While my work is now almost exclusively focused on offshore wind in Northern Europe, I still do not consider myself a 'wind shill'... but it does give me a different perspective on the debates currently going on about energy policy in various places, and on the changes to the power sector caused (among others, by renewables) that are underpinning such debates, and I thought it would be a useful complement, together with Big Gav's overview of the clean energy sector, to the other articles more traditionally focused on the oil&gas side of things.

I'll focus on Germany, where the transformation has been most advanced (and even has brought a new word to us: the Energiewende), and where the consequences of high renewable penetration are most visible.

A lot of rather unusual things have been happening in the Germany power sector lately, from negative prices, to utilities closing down brand new power plants and, naturally, a ferocious debate as to whether to cut support for renewable energy (as has already been done in Spain).

I've long described renewable energy producers as a price takers (i.e., they don't influence market prices in the short term and have to "take" market prices as set by other factors, unless shielded by specific regulatory regimes), but we are getting to the point, in a number of places, and in Germany in particular, where the penetration of renewable energy is such that it has a real macroeconomic impact on the prices of electricity, both at the wholesale and the retail levels, and thus on the way power markets run, and on the politics surrounding them. There's the additional factor that apparent spending on renewables is targeted by governments at a time of austerity in Europe, egged on by hardly disinterested utilities.
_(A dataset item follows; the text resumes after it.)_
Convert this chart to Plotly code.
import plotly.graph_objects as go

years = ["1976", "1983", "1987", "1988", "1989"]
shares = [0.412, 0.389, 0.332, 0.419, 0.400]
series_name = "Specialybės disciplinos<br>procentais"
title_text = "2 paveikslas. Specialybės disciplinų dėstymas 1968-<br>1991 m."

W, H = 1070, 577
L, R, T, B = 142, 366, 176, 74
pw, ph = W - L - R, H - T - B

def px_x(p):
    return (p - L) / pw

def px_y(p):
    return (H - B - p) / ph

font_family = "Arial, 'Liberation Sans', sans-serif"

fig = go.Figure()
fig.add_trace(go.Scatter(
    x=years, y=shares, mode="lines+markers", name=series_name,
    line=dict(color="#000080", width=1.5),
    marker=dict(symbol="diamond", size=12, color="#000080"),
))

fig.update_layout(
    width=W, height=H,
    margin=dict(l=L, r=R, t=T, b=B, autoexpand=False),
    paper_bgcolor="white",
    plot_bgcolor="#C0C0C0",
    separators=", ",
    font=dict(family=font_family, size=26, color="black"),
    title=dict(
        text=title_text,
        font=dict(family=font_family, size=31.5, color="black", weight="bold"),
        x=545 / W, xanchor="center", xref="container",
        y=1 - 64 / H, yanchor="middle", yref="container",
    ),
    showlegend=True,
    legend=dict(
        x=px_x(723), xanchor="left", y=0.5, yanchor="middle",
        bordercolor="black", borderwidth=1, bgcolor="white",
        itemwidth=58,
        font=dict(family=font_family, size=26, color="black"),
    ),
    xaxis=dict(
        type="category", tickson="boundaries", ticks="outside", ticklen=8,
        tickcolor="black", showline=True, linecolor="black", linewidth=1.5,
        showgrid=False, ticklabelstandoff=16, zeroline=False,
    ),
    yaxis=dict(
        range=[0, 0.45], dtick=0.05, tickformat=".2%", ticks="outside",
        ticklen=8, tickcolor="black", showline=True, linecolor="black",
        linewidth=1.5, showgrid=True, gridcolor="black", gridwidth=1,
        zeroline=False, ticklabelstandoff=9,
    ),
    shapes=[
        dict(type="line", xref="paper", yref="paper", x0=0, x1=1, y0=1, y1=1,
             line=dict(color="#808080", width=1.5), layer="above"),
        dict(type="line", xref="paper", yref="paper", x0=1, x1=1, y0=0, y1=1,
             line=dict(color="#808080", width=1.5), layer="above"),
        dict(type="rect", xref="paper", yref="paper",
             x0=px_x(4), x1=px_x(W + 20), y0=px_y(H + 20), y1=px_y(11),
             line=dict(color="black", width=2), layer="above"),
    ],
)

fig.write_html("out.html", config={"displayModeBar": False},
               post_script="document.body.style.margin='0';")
It is worth going through what's been happening in some detail.

:: ::

In the good old days, wholesale prices of power followed the price of natural gas, as gas-fired plants are the producer of the marginal kWh most of the time. This is still the case in the USA, and it looks like this:


Source: neutroneconomy

Retail prices tend to follow the average wholesale cost, plus a slice for distribution costs and taxes which can vary quite wildly from country to country:


Source: eurostat

But we've seen prices diverging across markets over the past two years, as shown in the following graphs:

  • gas prices diverging sharply across continents (notably as a result of the gas shale developments in the US and increased demand for gas in Japan following the Fukushima disaster, while European prices remain largely indexed to oil):

  • Source: Fidelity

  • wholesale power prices diverging from gas prices:

  • Source: Die Welt, via gwpf

    Note: the lines above represent long term break-even prices for, from the bottom, nuclear power plants, coal-fired plants and gas-fired plants

  • retail prices moving in the opposite direction to wholesale prices, and increasing:


Source: wikipedia (DE)

German wholesale prices have been trending down over the past several years, despite the closure of close to half of the nuclear plants of the country, and despite the persistently high natural gas prices on the continent, while retail prices have been going up, including due to contributions to pay for guaranteed fixed prices to renewable energy producers (the "EEG" component in yellow in the last graph).
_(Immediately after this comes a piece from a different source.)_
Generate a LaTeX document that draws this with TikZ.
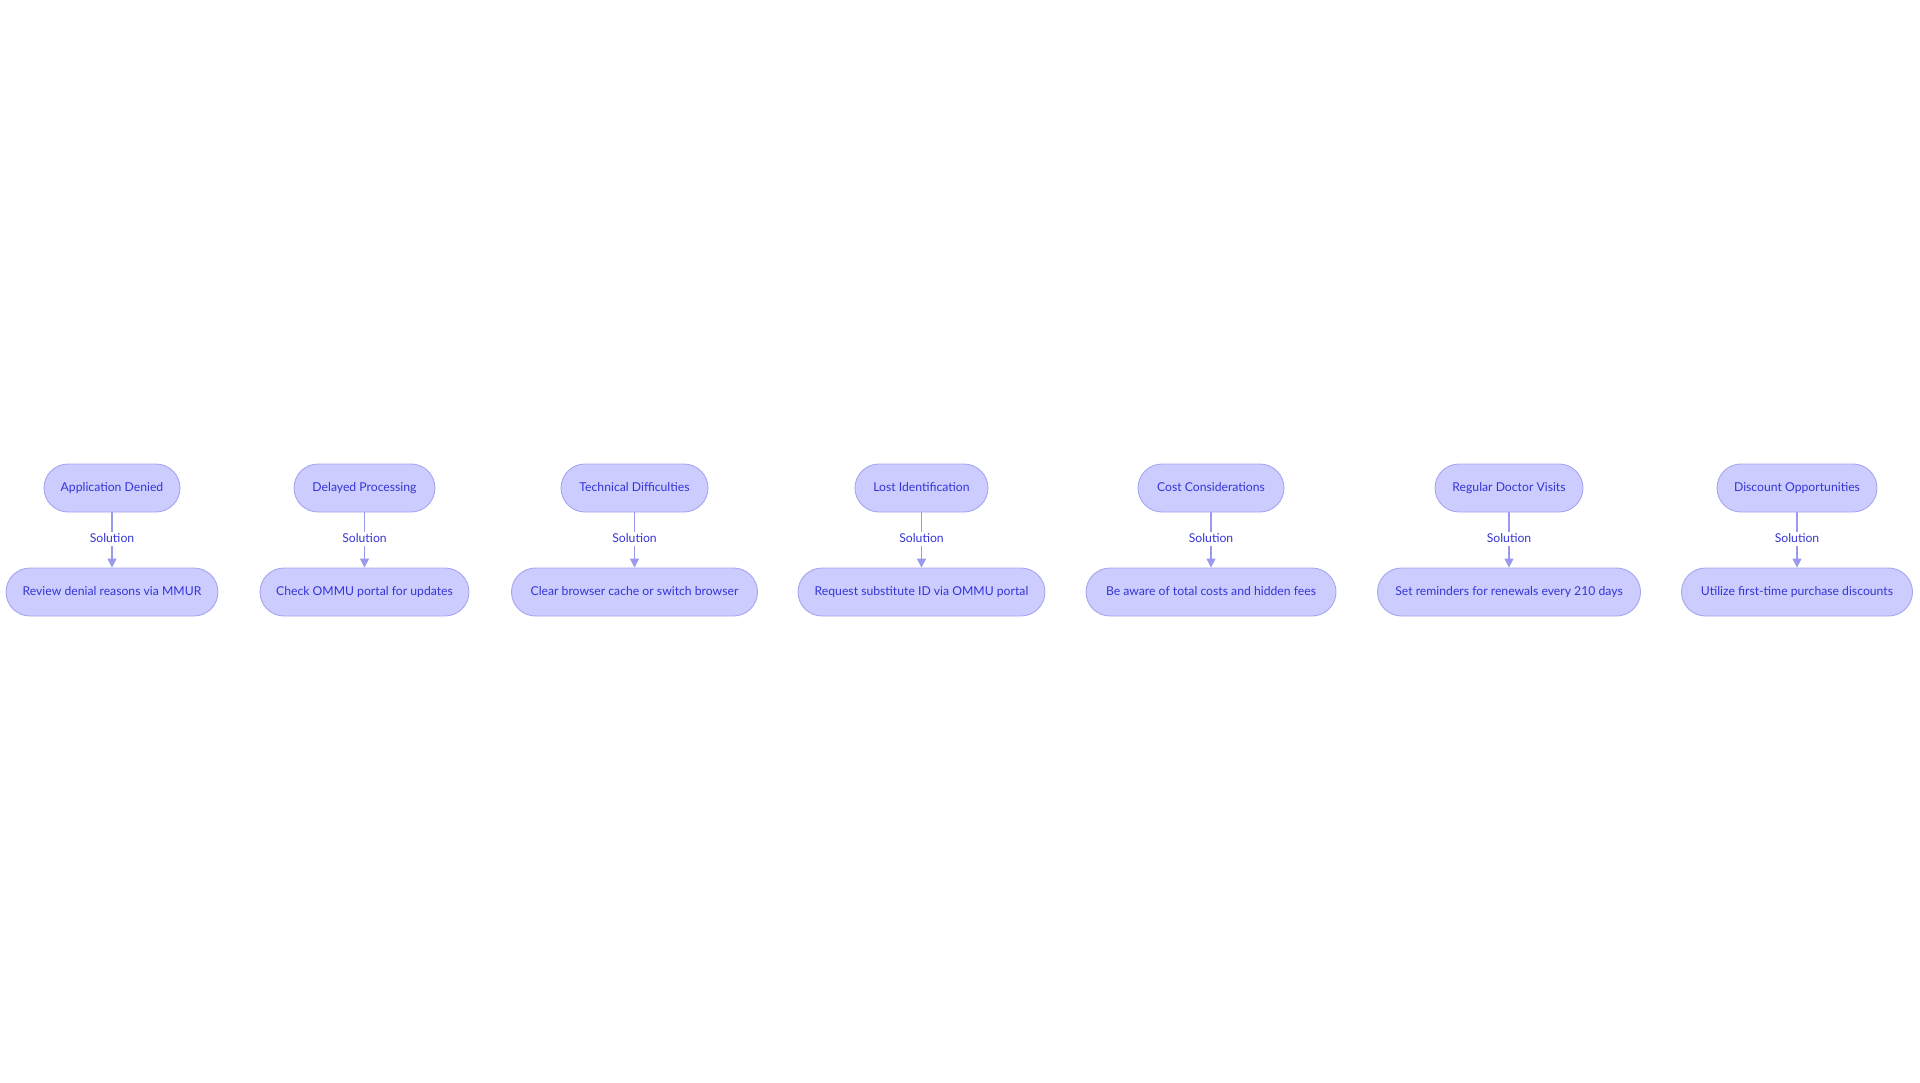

The fall in wholesale prices means that most traditional power plants are not economical at current levels, as the second graph above shows.

There are some temporary factors to the current situation. One is the general economic woes of the eurozone, which are pushing demand downwards and thus prices as well. The other is the temporary higher use of coal-fired power plants, which itself comes from a combination of short term factors:

  • cheap imports from the USA (where coal use has been displaced for a while by cheap gas in power generation) made coal more profitable than gas, and
  • regulatory incentives mean coal plants have (under the (the Large Combustion Plants EU directive) a limited number of hours to run and operators have every reason to use these up quickly, and especially if the plants are profitable, or less unprofitable than gas ones (UK coal plants have the additional incentive that a carbon tax will be imposed on them from April 2013).

These factors have made it possible to claim that Germany was increasing pollution and carbon emissions because of wrongheaded policies (depending on your stance: closing nuclear plants or pushing renewables), but this looks like a temporary arbitrage between coal and gas.

:: ::

The real long term story is that the power spot markets are being completely upended by the increasing penetration of renewable energy. In Germany, new renewables represent around 50% of the overall installed capacity, and already provide close to 20% of all power generation (split in 2012 in 3 almost equal parts between wind (7%), biomass (6%) and solar (5%)), up from almost nothing 15 years ago, and on many days now they provide 50% or more of total output:


Source: Paul Gipe

This reduces demand for mid-load producers and peakers over more and more periods throughout the year. As the graphs below shows, on good days in the warm season the PV capacity almost eliminates altogether the need for intermediate load; in winter, wind takes over (in aggregate, although not with as regular a daily profile):


Source: DoDo on European Tribune


Source:carboncounter

This was the slice of demand served by coal-fired and gas-fired plants and they are simply not being used as much as they used to, and certainly not as much as their owners expected.

And prices are being squeezed down not just for these producers, but for everybody else as well, in particular during the peak day time hours which used to be the most profitable for all power plants (because baseload plants also receive the more expensive peak hour prices even if they did not bid at such prices). This means that existing capacity is less and less profitable - not just the peakers or intermediate plants, but also the nuclear and other baseload workhorses of the system. Thus the few highly publicized plant closures, and the ongoing utility complaints about lost revenues. Moreover there currently is no business case to invest in any kind of power plant (other than renewables under specific revenue regimes), which utilities use to argue against renewable support.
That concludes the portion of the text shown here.